-- WHAT THE EXERCISE ASKS --
Pictures in the data should be dropped; transcribe exactly the lines from the one that has "Generate a Python" through the one that has "import numpy as np".

-- SUPPLIED DATA --
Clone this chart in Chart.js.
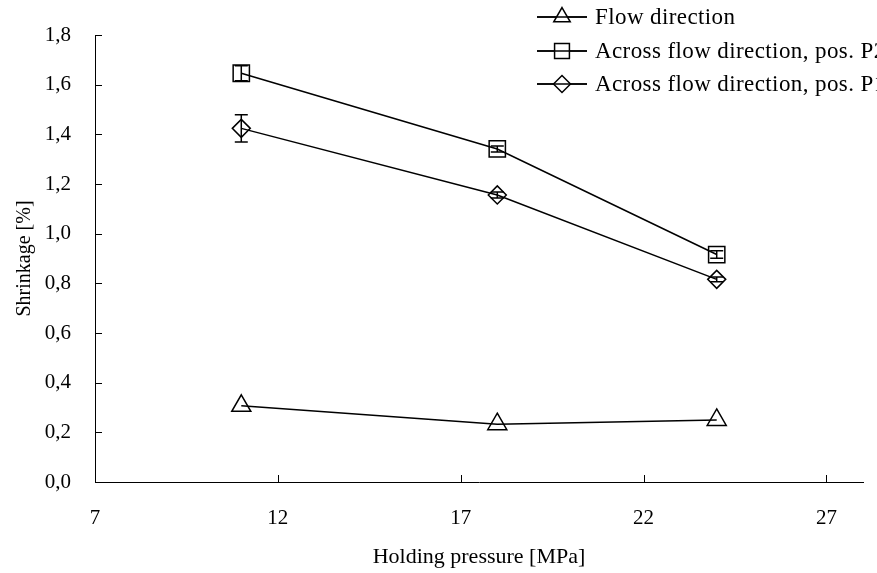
<!DOCTYPE html>
<html>
<head>
<meta charset="utf-8">
<script src="https://cdn.jsdelivr.net/npm/chart.js@4.4.1/dist/chart.umd.min.js"></script>
<style>
html,body{margin:0;padding:0;background:#fff;overflow:hidden;}
#wrap{width:877px;height:573px;}
</style>
</head>
<body>
<div id="wrap"><canvas id="c" width="877" height="573"></canvas></div>
<script>
const pressures = [11, 18, 24];
const flowDirection = [0.307, 0.233, 0.25];
const acrossP2 = [1.646, 1.341, 0.916];
const acrossP1 = [1.424, 1.156, 0.816];
const errFlow = [0, 0, 0];
const errP2 = [0.03, 0.012, 0.015];
const errP1 = [0.055, 0.012, 0.01];
const seriesLabels = ['Flow direction', 'Across flow direction, pos. P2', 'Across flow direction, pos. P1'];
const xTicks = [7, 12, 17, 22, 27];

const FONT = 'Liberation Serif, Times New Roman, serif';

function pts(vals){ return pressures.map((x,i)=>({x:x, y:vals[i]})); }

const styles = [
  {pointStyle:'triangle', radius:11, lr:9.5},
  {pointStyle:'rect', radius:11.5, lr:10.5},
  {pointStyle:'rectRot', radius:9, lr:8.5}
];
const allVals = [flowDirection, acrossP2, acrossP1];
const allErr = [errFlow, errP2, errP1];

const datasets = allVals.map((v,i)=>({
  label: seriesLabels[i],
  data: pts(v),
  errors: allErr[i],
  borderColor:'#000',
  borderWidth:1.5,
  pointStyle: styles[i].pointStyle,
  pointRadius: styles[i].radius,
  pointHoverRadius: styles[i].radius,
  pointBorderColor:'#000',
  pointBackgroundColor:'rgba(0,0,0,0)',
  pointBorderWidth:1.5,
  fill:false,
  tension:0
}));

const errorBars = {
  id:'errorBars',
  afterDatasetsDraw(chart){
    const ctx = chart.ctx, xs = chart.scales.x, ys = chart.scales.y;
    ctx.save();
    ctx.strokeStyle = '#000'; ctx.lineWidth = 1.5;
    chart.data.datasets.forEach(ds=>{
      ds.data.forEach((p,i)=>{
        const e = ds.errors[i]; if(!e) return;
        const px = xs.getPixelForValue(p.x);
        const y1 = ys.getPixelForValue(p.y + e), y2 = ys.getPixelForValue(p.y - e);
        ctx.beginPath();
        ctx.moveTo(px, y1); ctx.lineTo(px, y2);
        ctx.moveTo(px-6.5, y1); ctx.lineTo(px+6.5, y1);
        ctx.moveTo(px-6.5, y2); ctx.lineTo(px+6.5, y2);
        ctx.stroke();
      });
    });
    ctx.restore();
  }
};

const innerTicks = {
  id:'innerTicks',
  afterDraw(chart){
    const ctx = chart.ctx, xs = chart.scales.x, ys = chart.scales.y;
    ctx.save();
    ctx.strokeStyle = '#000'; ctx.lineWidth = 1;
    ys.ticks.forEach((t,i)=>{
      const py = Math.round(ys.getPixelForTick(i)) + 0.5;
      ctx.beginPath(); ctx.moveTo(xs.left, py); ctx.lineTo(xs.left + 7, py); ctx.stroke();
    });
    xs.ticks.forEach((t,i)=>{
      const px = Math.round(xs.getPixelForTick(i)) + 0.5;
      ctx.beginPath(); ctx.moveTo(px, ys.bottom); ctx.lineTo(px, ys.bottom - 7); ctx.stroke();
    });
    ctx.restore();
  }
};

const customLegend = {
  id:'customLegend',
  afterDraw(chart){
    const ctx = chart.ctx;
    ctx.save();
    const rows = [17, 51, 84];
    chart.data.datasets.forEach((ds,i)=>{
      const y = rows[i];
      ctx.strokeStyle='#000'; ctx.lineWidth=1.5;
      ctx.beginPath(); ctx.moveTo(537, y); ctx.lineTo(587, y); ctx.stroke();
      ctx.fillStyle='#fff';
      Chart.helpers.drawPoint(ctx, {pointStyle: styles[i].pointStyle, radius: styles[i].lr, borderWidth:1.5, rotation:0}, 562, y);
      ctx.strokeStyle='#000'; ctx.lineWidth=1.5;
      ctx.beginPath(); ctx.moveTo(537, y); ctx.lineTo(587, y); ctx.stroke();
      ctx.fillStyle='#000';
      ctx.font = '23px ' + FONT;
      if ('letterSpacing' in ctx) ctx.letterSpacing = '0.4px';
      ctx.textBaseline='middle'; ctx.textAlign='left';
      ctx.fillText(ds.label, 595, y+1);
      if ('letterSpacing' in ctx) ctx.letterSpacing = '0px';
    });
    ctx.restore();
  }
};

new Chart(document.getElementById('c'), {
  type:'line',
  data:{datasets},
  options:{
    responsive:false,
    animation:false,
    events:[],
    layout:{padding:{top:35, right:14, left:0, bottom:0}},
    plugins:{legend:{display:false}, tooltip:{enabled:false}},
    scales:{
      x:{
        type:'linear', min:7, max:28,
        afterBuildTicks(s){ s.ticks = xTicks.map(v=>({value:v})); },
        afterFit(s){ s.height = 91; },
        grid:{display:false},
        border:{display:true, color:'#000', width:1},
        ticks:{color:'#000', font:{family:FONT, size:21}, padding:16, maxRotation:0, callback:v=>String(v)},
        title:{display:true, text:'Holding pressure [MPa]', color:'#000', font:{family:FONT, size:22}, padding:{top:0,bottom:3}}
      },
      y:{
        type:'linear', min:0, max:1.8,
        ticks:{stepSize:0.2, color:'#000', font:{family:FONT, size:21}, padding:16,
          callback:v=>v.toFixed(1).replace('.', ',')},
        afterFit(s){ s.width = 95; },
        grid:{display:false},
        border:{display:true, color:'#000', width:1},
        title:{display:true, text:'Shrinkage [%]', color:'#000', font:{family:FONT, size:20}, padding:{top:13,bottom:0}}
      }
    }
  },
  plugins:[errorBars, innerTicks, customLegend]
});
</script>
</body>
</html>
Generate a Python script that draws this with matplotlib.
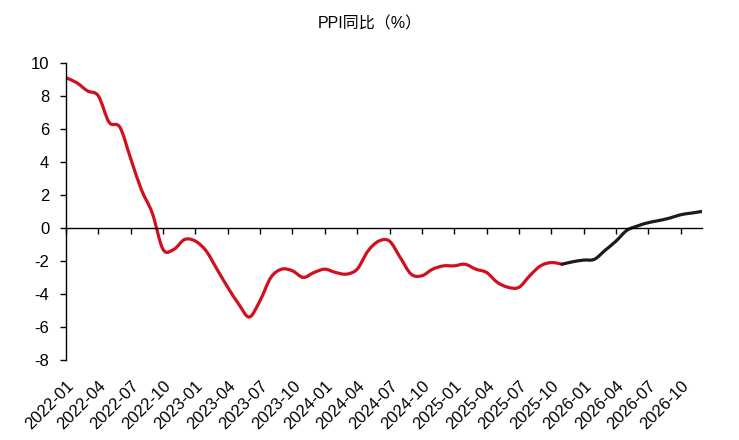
import matplotlib
matplotlib.use('Agg')
import matplotlib.pyplot as plt
from matplotlib.path import Path
from matplotlib.patches import PathPatch
import numpy as np

plt.rcParams['font.family'] = ['Liberation Sans', 'Noto Sans CJK SC', 'DejaVu Sans']
plt.rcParams['axes.unicode_minus'] = False

# monthly labels 2022-01 .. 2026-12
months = [f'{y}-{m:02d}' for y in range(2022, 2027) for m in range(1, 13)]

# actual PPI yoy, 2022-01 .. 2025-11
actual = [9.1, 8.8, 8.3, 8.0, 6.4, 6.1, 4.2, 2.3, 0.9, -1.3, -1.3, -0.7,
          -0.8, -1.4, -2.5, -3.6, -4.6, -5.4, -4.4, -3.0, -2.5, -2.6, -3.0, -2.7,
          -2.5, -2.7, -2.8, -2.5, -1.4, -0.8, -0.8, -1.8, -2.8, -2.9, -2.5, -2.3,
          -2.3, -2.2, -2.5, -2.7, -3.3, -3.6, -3.6, -2.9, -2.3, -2.1, -2.2]
# forecast, 2025-11 .. 2026-12
forecast = [-2.2, -2.05, -1.95, -1.9, -1.35, -0.8, -0.15, 0.12, 0.32, 0.45,
            0.6, 0.8, 0.9, 1.0]

tick_labels = months[::3]


def smooth_path(xs, ys):
    # Bezier path through every point (Excel-style smoothed line)
    p = np.column_stack([xs, ys]).astype(float)
    n = len(p)
    verts = [p[0]]
    codes = [Path.MOVETO]
    for i in range(n - 1):
        p0 = p[i - 1] if i > 0 else p[i]
        p3 = p[i + 2] if i + 2 < n else p[i + 1]
        c1 = p[i] + (p[i + 1] - p0) / 6
        c2 = p[i + 1] - (p3 - p[i]) / 6
        verts += [c1, c2, p[i + 1]]
        codes += [Path.CURVE4] * 3
    return Path(verts, codes)


fig = plt.figure(figsize=(7.39, 4.40), dpi=100)
ax = fig.add_axes([0.0893, 0.182, 0.861, 0.675])

x_act = np.arange(len(actual))
x_fc = np.arange(len(actual) - 1, len(actual) - 1 + len(forecast))
ax.add_patch(PathPatch(smooth_path(x_act, actual), fill=False,
                       edgecolor='#D0101E', linewidth=2.3, capstyle='round', joinstyle='round'))
ax.add_patch(PathPatch(smooth_path(x_fc, forecast), fill=False,
                       edgecolor='#1C1C1C', linewidth=2.3, capstyle='round', joinstyle='round'))

ax.set_xlim(0, len(months) - 1)
ax.set_ylim(-8, 10)
ax.set_yticks(range(-8, 11, 2))
ax.tick_params(axis='y', labelsize=12, length=4, width=1, direction='out', pad=8)

# x axis line sits at zero, labels stay at the bottom
ax.spines['top'].set_visible(False)
ax.spines['right'].set_visible(False)
ax.spines['bottom'].set_position(('data', 0))
ax.spines['bottom'].set_linewidth(1)
ax.spines['left'].set_linewidth(1)
ax.set_xticks(range(0, len(months), 3))
ax.tick_params(axis='x', length=4, width=1, direction='out', labelbottom=False)

sec = ax.secondary_xaxis('bottom')
sec.set_xticks(range(0, len(months), 3))
sec.set_xticklabels(tick_labels, rotation=45, ha='right', rotation_mode='anchor', fontsize=12)
sec.tick_params(length=0, pad=13)
sec.spines['bottom'].set_visible(False)

fig.text(0.5, 0.945, 'PPI同比（%）', ha='center', va='center', fontsize=11.5)

plt.savefig('out.png', dpi=100)
plt.close()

-- SOLVED EXERCISE --
Generate a Python script that draws this with matplotlib.
import matplotlib
matplotlib.use('Agg')
import matplotlib.pyplot as plt
from matplotlib.path import Path
from matplotlib.patches import PathPatch
import numpy as np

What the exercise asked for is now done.